Needless to say, I don’t want anything to do with the project of coaxing urine out of a four-year-old into a cup. If, for example, my mum brought me into the bathroom to amuse Miss V, thinking the diversion might keep her on the seat until the pee was secured, I would be very afraid. It’s hard enough for an adult female to pee in a jar without spraying hands, seat, floor and counter. When a four-year-old attempts to do it, you don’t want to be a nearby absorbent bear who’s already under threat of the washing machine.

Because so many symptoms suggested a bladder infection, the doc prescribed an antibiotic anyway. If he doesn’t get Miss V’s pee, the exact microbes won’t be known, but they’ll get exterminated anyway. If he does get the pee, bonus. Within a week Miss V should be cured of her tummy aches and pungent excretions.

This latter symptom got me thinking about wines with a urine aroma. In particular I remembered our Easter dinner wine, suggested by a wine consultant other than our usual go-to. On learning of my parents’ preference for full-bodied, supple reds, he pointed to M. CHAPOUTIER BILA-HAUT (2009), a Syrah/Grenache/Carignan blend. His recommendation wasn’t exactly on the money. (He did disclaim that French wine wasn’t his area of expertise.)

True, BILA-HAUT poured rich and purple into the glass, exuding distinctive earthy fragrance and fruit-forward promise. Blended for ideal acid balance and drinkability, it seemed like a good dinner choice.

The first sips were curious—slightly more acidic than suggested by the aroma, and slightly lighter on the palate than suggested by the legs. The wine had a thinness to it that fruit bomb enthusiasts tend to avoid, but one has to have an open mind.

On to the next sips.

While Grenache typically has a soft, static character and doesn’t develop much as the wine opens, a Grenache blend is a different animal. The Syrah component in BILA-HAUT kicked up the spice and contributed an earthy wildness; the Carignan added tartness and zing. But during that critical first 15 minutes while the wine breathed and I had to be held back physically from it, the fragrance changed. The shift wasn’t subtle. First the scent was a maddeningly unplaceable brambly fruitiness, and then it was…wet cat. From wet cat it morphed to cat pee, at which point my dad abandoned his glass on the counter.

Mum and I persevered with BILA-HAUT, although for most of dinner she left her glass untouched, then returned to it while she loaded the dishwasher. I kept at it the whole time, so I can document for you, my fellow inebriates, the delicacy of its arc from fruit to sodden alleycat to litter-box offering to…fruit again.
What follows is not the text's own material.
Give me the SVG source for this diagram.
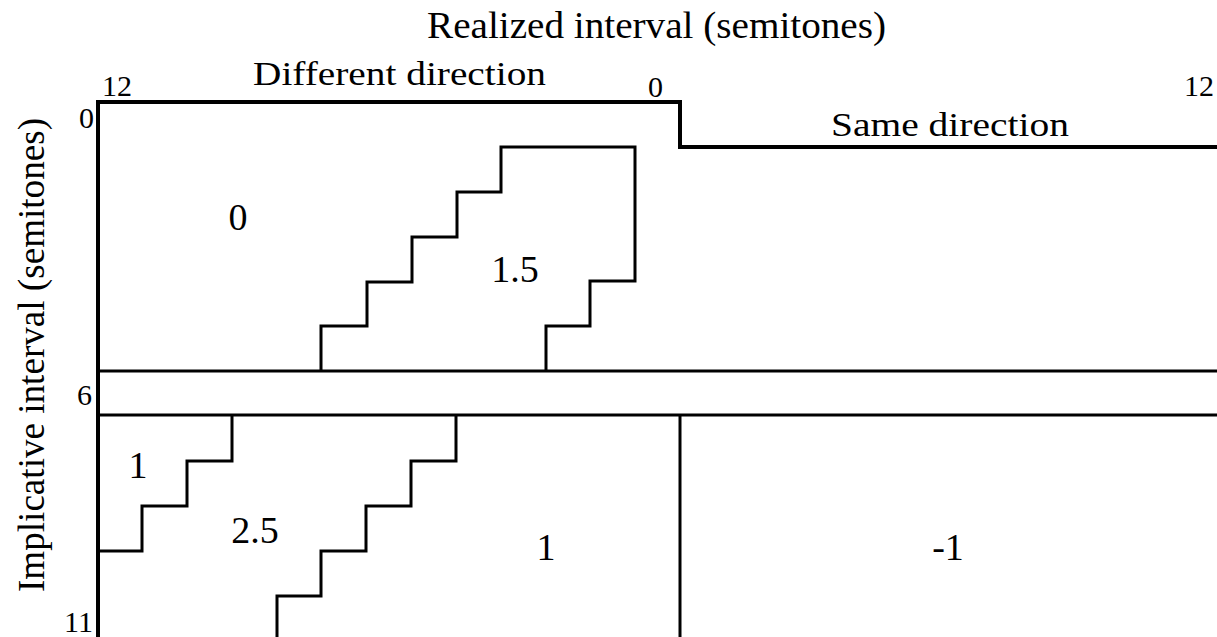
<svg xmlns="http://www.w3.org/2000/svg" width="1217" height="637" viewBox="0 0 1217 637">
  <style>
    text { font-family: "Liberation Serif", "Times New Roman", serif; fill: #000; }
    .title { font-size: 38px; }
    .head { font-size: 34px; }
    .tick { font-size: 30px; }
    .ytick { font-size: 30px; text-anchor: end; }
    .val { font-size: 38px; text-anchor: middle; }
    .frame { fill: none; stroke: #000; stroke-width: 4; stroke-linejoin: miter; }
    .line { fill: none; stroke: #000; stroke-width: 3; stroke-linejoin: miter; }
  </style>
  <rect width="1217" height="637" fill="#fff"/>

  <!-- axis titles -->
  <text class="title" x="427" y="38" textLength="459" lengthAdjust="spacingAndGlyphs">Realized interval (semitones)</text>
  <text class="title" transform="translate(44,592) rotate(-90)" textLength="474" lengthAdjust="spacingAndGlyphs">Implicative interval (semitones)</text>

  <!-- section headings -->
  <text class="head" x="253" y="85" textLength="293" lengthAdjust="spacingAndGlyphs">Different direction</text>
  <text class="head" x="831" y="136" textLength="238" lengthAdjust="spacingAndGlyphs">Same direction</text>

  <!-- tick numbers -->
  <text class="tick" x="102" y="96">12</text>
  <text class="tick" x="648" y="97">0</text>
  <text class="tick" x="1184" y="96">12</text>
  <text class="ytick" x="94" y="128">0</text>
  <text class="ytick" x="92" y="405">6</text>
  <text class="ytick" x="93" y="632">11</text>

  <!-- connectors: frame and region boundaries -->
  <g id="connectors">
    <path class="frame" d="M98,637 V102 H680 V147 H1217"/>
    <path class="line" d="M98,371 H1217"/>
    <path class="line" d="M98,415 H1217"/>
    <path class="line" d="M680,415 V637"/>
  </g>

  <!-- region 1.5 (upper staircase) -->
  <g id="region-1-5">
    <path class="line" d="M321,371 V326 H367 V282 H412 V237 H457 V192 H501 V147 H635 V281 H590 V326 H546 V371"/>
    <text class="val" x="515" y="282">1.5</text>
  </g>

  <!-- region 0 -->
  <g id="region-0">
    <text class="val" x="238" y="230">0</text>
  </g>

  <!-- region 1 (lower-left staircase) -->
  <g id="region-1-left">
    <path class="line" d="M232,415 V461 H187 V506 H142 V551 H98"/>
    <text class="val" x="138" y="478">1</text>
  </g>

  <!-- region 2.5 (lower staircase) -->
  <g id="region-2-5">
    <path class="line" d="M456,415 V461 H411 V506 H366 V551 H321 V596 H277 V637"/>
    <text class="val" x="255" y="543">2.5</text>
  </g>

  <!-- region 1 (lower middle) -->
  <g id="region-1-mid">
    <text class="val" x="546" y="560">1</text>
  </g>

  <!-- region -1 (same direction) -->
  <g id="region-neg1">
    <text class="val" x="948" y="560">-1</text>
  </g>
</svg>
Yes, peeps, the wine did become drinkable. It just had to go through a nasty olfactory phase. We all go through phases, some of which are olfactory too. Ever decide you were no longer going to shower? Or that deodorant was for losers? Okay, maybe you didn’t do those things. But remember the hair you had in the 1980s? Phases! Some phases are just ugly. And BILA-HAUT certainly went through one of these while the family was stuffing itself full of ham. For a while it smelled rank. But I swear to you that after an hour it was okay. And it was even better the next day.

So what the hell makes a wine smell like feline number one? Interesting, the chemical compound responsible for that unique cat-piss odor is often present in wine, particularly Sauvignon Blanc and Cabernet Sauvignon. The offending compound, p-mentha-8-thiol-3-one, smells like kitty tinkle only in a specific concentration range, below which it smells herbal and above which it smells like blackcurrants. Wow!

So that explains how our Easter wine began dinner delightfully redolent of berries, survived being consumed at dinner by assaulting us with puss ‘n’ piss, then redeemed itself as dry, tannic and slightly herbal.

Which is pretty cool and scientific, but it won’t help us get Miss V to pee in a cup.